IGAD has been relentlessly promoting its 2009 extradition and mutual legal assistance conventions among its eight member states for over a decade. In June this year, at an IGAD training session on the two instruments, Florence Kyasiimire, IGAD focal point at Uganda’s Ministry of Foreign Affairs, again asked countries to ratify and bring the conventions into force.

IGAD’s record in securing support for extradition and mutual legal assistance conventions has been poor

But only Djibouti and Ethiopia have ratified the extradition convention. An IGAD expert told ISS Today that it’s unclear why Eritrea, Kenya, Somalia, South Sudan, Sudan and Uganda have not. However, problems in getting countries to ratify extradition and mutual legal assistance instruments are not peculiar to the IGAD region.

The Southern African Development Community’s (SADC) 2002 Protocol on Extradition is the only regional law in force in Africa. The SADC Protocol on Mutual Legal Assistance in Criminal Matters (2002) and the Economic Community of West African States’ Conventions on Extradition (1994) and Mutual Legal Assistance (1992) have not entered into force. The African Union has also struggled to adopt similar continental conventions for the past 20 years.

One factor that no doubt impedes ratification in IGAD is that the instruments are not limited in scope to issues of common regional vulnerability. By mirroring the 1957 European Convention on Extradition and the 1990 United Nations Model Treaty on Extradition, IGAD instruments enable extradition for all kinds of crimes punishable by one or more years of imprisonment. These include ‘ordinary crimes’.

Such a broad mandate could be hailed from normative and human rights perspectives. But the approach appears unpragmatic for IGAD as it amounts to an overly ambitious attempt to unite member states over concerns that aren’t common to them.

IGAD’s extradition and MLA conventions don’t focus on priority threats common to all member states.

Not all crimes in IGAD’s two conventions qualify as regional threats – which is the basis for the bloc’s inter-state cooperation in criminal matters. IGAD’s Security Sector Program, which is tasked with promoting the two conventions, deals not with ordinary crimes but transnational threats such as organised crimes, terrorism and maritime insecurity. The programme classifies these serious and complex offences as regional because they are interconnected by geography, enabling infrastructure, actors and impact.

Indeed, there is no clear basis for IGAD to seek regional cooperation to prosecute or extradite ordinary crimes. The two conventions’ broad scope is also not in line with IGAD’s Regional Strategy on Peace and Security, which focuses on transnational threats and organised crime. Nor does IGAD’s founding document indicate that the agency should deal with ordinary offences of no concern to more than one state. 

On top of being too broad, the conventions oblige member states to assist state parties and extradite or prosecute alleged offenders. If they are ratified, IGAD’s role may amount to a quasi-regional justice ministry that monitors members’ activities concerning all kinds of crimes. Fear of such an unfettered potential interference by IGAD might explain member states’ reluctance to ratify the conventions.

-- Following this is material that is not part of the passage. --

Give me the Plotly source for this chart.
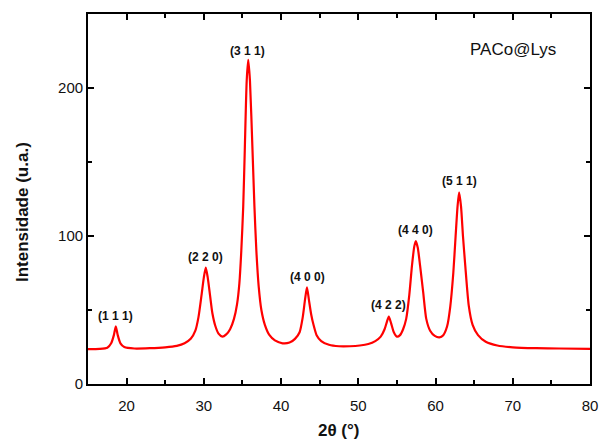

Countries in the region aren’t opposed to inter-state cooperation on criminal matters. Bilateral extradition or mutual legal assistance instruments exist between neighbouring countries, such as Kenya and Uganda (1967), Ethiopia and Sudan (2014), Uganda and South Sudan (2016), and Ethiopia and Djibouti (2020). 

If ratified, IGAD’s role may amount to a quasi-regional justice ministry concerned all kinds of crimes

There is also evidence that IGAD members support multilateral arrangements that address issues of concern to all. For instance, the European Union and IGAD states have been working to establish the Greater Horn of Africa Mutual Legal Assistance Network. It mirrors the European Judicial Network, which, unlike IGAD’s mutual legal assistance convention, focuses on transnational organised and serious crimes.

And a taskforce of senior security officials from IGAD countries has since 2014 highlighted the need to establish a regional platform to combat transnational security threats. More recently, member states have called on IGAD to expedite setting up a regional criminal information system to enable better responses to emerging and existing transnational crimes.

These requests show a willingness to back a shared-threats cooperation mechanism. IGAD could exploit this to adopt a purpose-built approach to regional collaboration based on member countries’ needs and gaps in dealing with transnational security threats.

IGAD should re-look at the multilateral instruments it adopted in 2009 with a more realistic lens focused on what is acceptable to all member states. There is no compelling evidence that countries would hesitate to engage in extradition and mutual legal assistance if the conventions covered specific and shared regional interests rather than ordinary crimes.

However, before revising the conventions, IGAD must undertake a comprehensive study to identify crimes for which member states may act in unison through extradition, prosecution or mutual legal assistance.